Golden was flashing back to Week 3 of the 2009 UA season.

“At Iowa,” said Golden, a free agent safety who worked last season for the Pac-12 Networks, “we were down. The offense was struggling, and he gave us a boost at the end of the game. Wasn’t able to finish it off, but Nick was the starter for the rest of the year, and we ended up going to the Holiday Bowl and finished second in the Pac-10.”

‘We don’t talk football’

Foles’ father, Larry, can’t tell you the specifics of how his boy does it.

“We don’t talk football,” Larry Foles said. “We don’t talk at all about it. He and I have a rule. … We’ve never even talked about the Super Bowl, except the fact that I don’t remember seeing much of the game. I can’t figure out why it was that way, I guess I was so high (on the experience). And he said, ‘Dad, I played in the game, and it’s hard to recall.’ ”

Larry Foles, who owns restaurants in several states, stopped giving his son sports advice back in high school.

“We talk about life and family and circumstances, things like that,” he said. “But when it comes to him playing the game, we just don’t talk about it.”

That doesn’t mean he’s not a huge supporter. Larry Foles has been there for the big moments, including last week at Chicago.

“It was quite a spectacle with all the noise. … That’s the loudest stadium I’ve ever been in,” he said. “With all the excitement of all the Bears fans, you’re thinking, ‘Do they even have a shot?’ But I knew that he would come through, and he did.”

Nick Foles has a way of keeping things in perspective, which helps him keep poised in big situations.

“He likes to keep it between his ears,” Larry Foles said. “Football is football. It’s just a game.”

Difficult situations teach lessons in perseverance.

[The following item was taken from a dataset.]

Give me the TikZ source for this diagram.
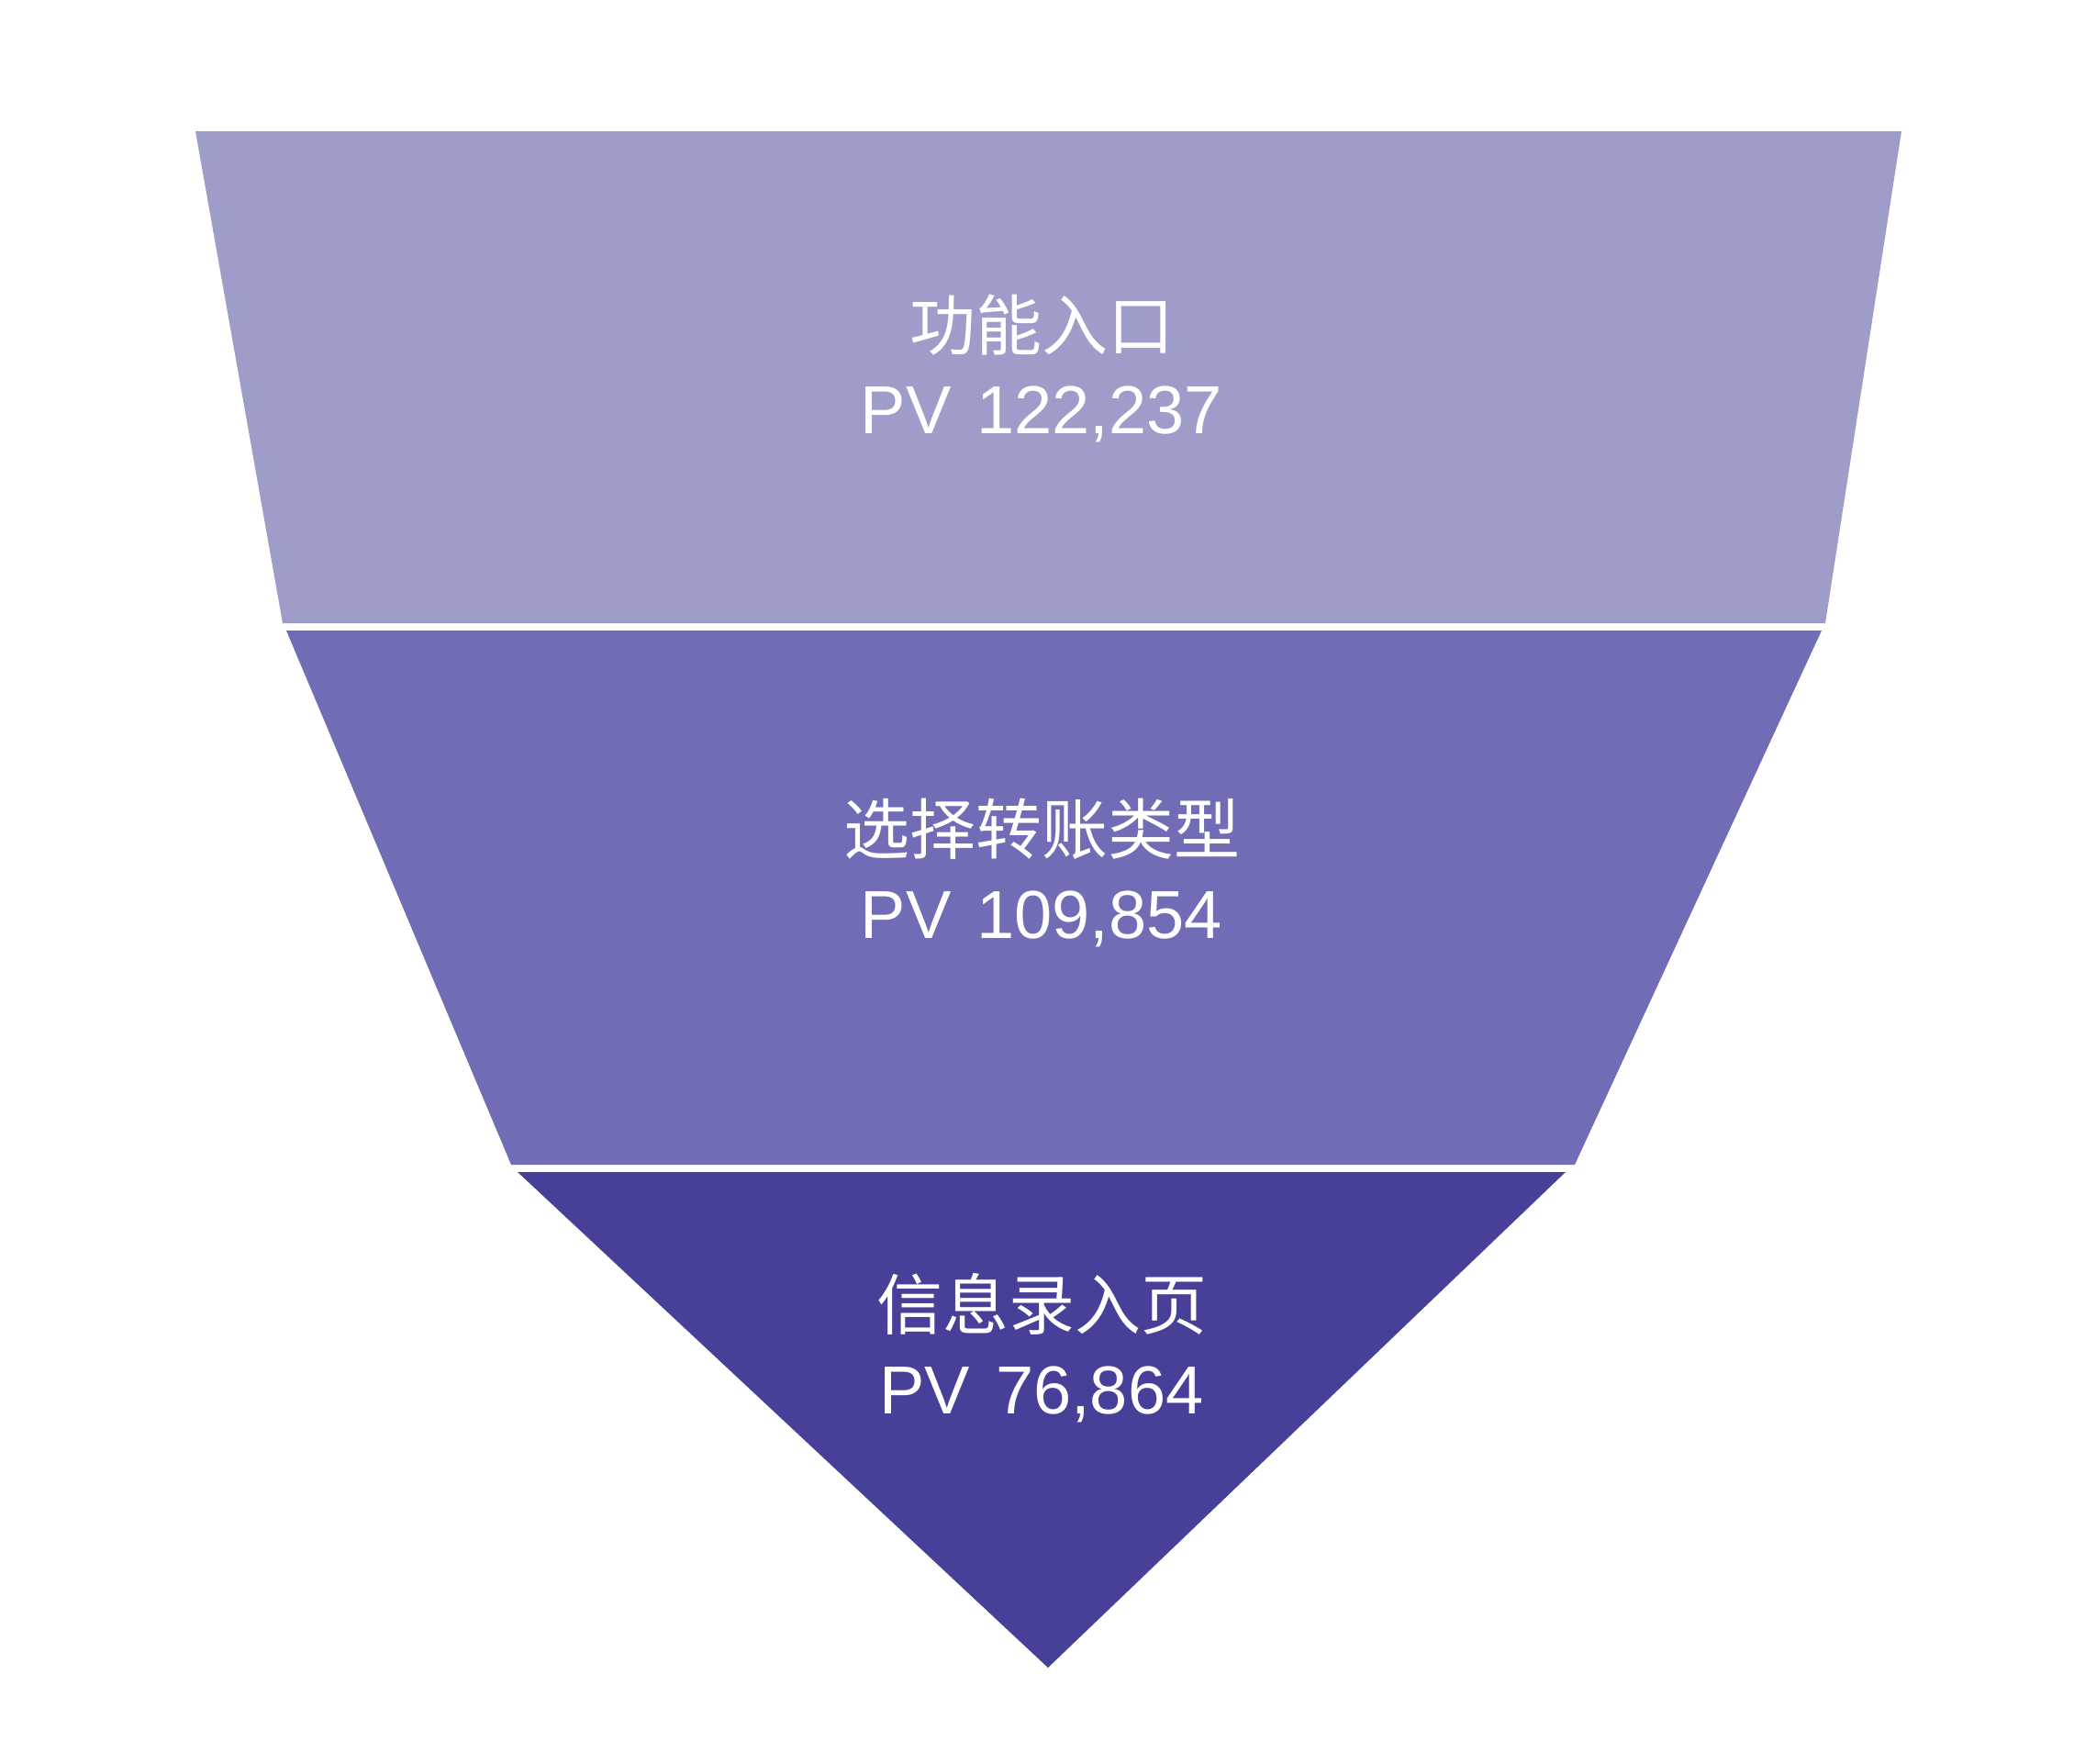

“Any time you face adversity — which he has numerous times, we all do in life — you learn from it, move on and get stronger with it,” Larry Foles said. “It’s like he’s always said, you live in the moment. Don’t go back. Don’t go forward. Live in the moment. Don’t try to figure things out that you don’t have to. Just stay grounded where you are, and you’ll be fine. Spend your time and effort where you are.”

Never too big

A former coach, Bam McRae, remembers seeing those qualities in Foles back in college. (McRae, ahead of last year’s Super Bowl, called Foles “a freak athlete,” which proved prescient when Foles caught a touchdown pass in the big game.)

“I think he’s very spiritually grounded, you know?” said McRae, a former UA tight end and assistant strength coach. “He believes that he’s in a blessed position, and he doesn’t take for granted the opportunities that are presented for him.”

McRae, athletic director at Leman Academy of Excellence in Marana, remembers Foles getting involved in Athletes in Action and other faith-based groups.

“That carries him and allows him to be — as most people see — calm and just ready for the opportunity when it presents itself,” McRae said. “… The moment’s never too big. It’s just the moment. He knows that it’s gonna come, and it’s gonna pass. So, he’s not gonna go up and down with the moment. He’s just gonna live in it. And when it’s over, it’s over. He’s just gonna live in the next moment.”

In this case, the next moment is in the Superdome. We’ll see what happens after that.